◆ **Task brief**
Leaving out the pictures, retype the lines from the beginning of the listing through the line containing "plt.rcParams['font.family'] = ['DejaVu".

◆ **Collected data**
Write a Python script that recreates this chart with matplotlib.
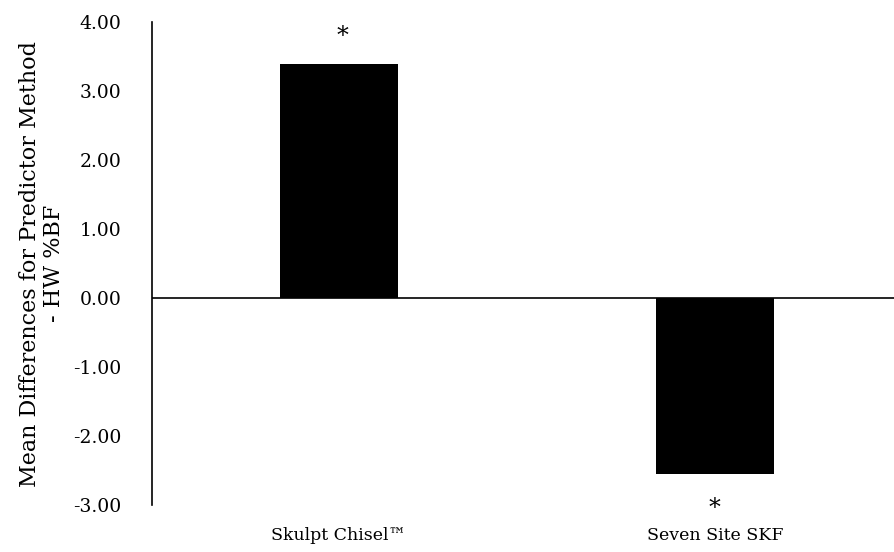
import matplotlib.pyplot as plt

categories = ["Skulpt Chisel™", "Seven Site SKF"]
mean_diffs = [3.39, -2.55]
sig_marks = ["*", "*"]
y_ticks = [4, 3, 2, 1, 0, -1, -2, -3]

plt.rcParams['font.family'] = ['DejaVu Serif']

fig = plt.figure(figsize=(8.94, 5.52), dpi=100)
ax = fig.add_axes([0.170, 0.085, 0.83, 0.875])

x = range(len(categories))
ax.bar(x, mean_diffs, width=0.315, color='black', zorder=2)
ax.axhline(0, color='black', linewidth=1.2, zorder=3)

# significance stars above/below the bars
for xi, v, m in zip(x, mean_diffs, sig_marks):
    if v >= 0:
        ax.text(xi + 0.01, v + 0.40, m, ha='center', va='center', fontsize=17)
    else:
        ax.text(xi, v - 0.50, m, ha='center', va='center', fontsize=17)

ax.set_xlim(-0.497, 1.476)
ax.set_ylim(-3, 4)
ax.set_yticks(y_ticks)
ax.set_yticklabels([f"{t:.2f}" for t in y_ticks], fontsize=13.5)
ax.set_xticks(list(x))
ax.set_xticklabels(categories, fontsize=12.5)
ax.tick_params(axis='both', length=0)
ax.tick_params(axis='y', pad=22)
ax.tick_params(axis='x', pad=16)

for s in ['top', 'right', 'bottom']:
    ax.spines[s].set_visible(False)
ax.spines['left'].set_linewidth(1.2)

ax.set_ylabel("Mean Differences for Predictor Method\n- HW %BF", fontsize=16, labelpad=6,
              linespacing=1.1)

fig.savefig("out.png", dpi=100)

◆ **Exercise result**
Write a Python script that recreates this chart with matplotlib.
import matplotlib.pyplot as plt

categories = ["Skulpt Chisel™", "Seven Site SKF"]
mean_diffs = [3.39, -2.55]
sig_marks = ["*", "*"]
y_ticks = [4, 3, 2, 1, 0, -1, -2, -3]

plt.rcParams['font.family'] = ['DejaVu Serif']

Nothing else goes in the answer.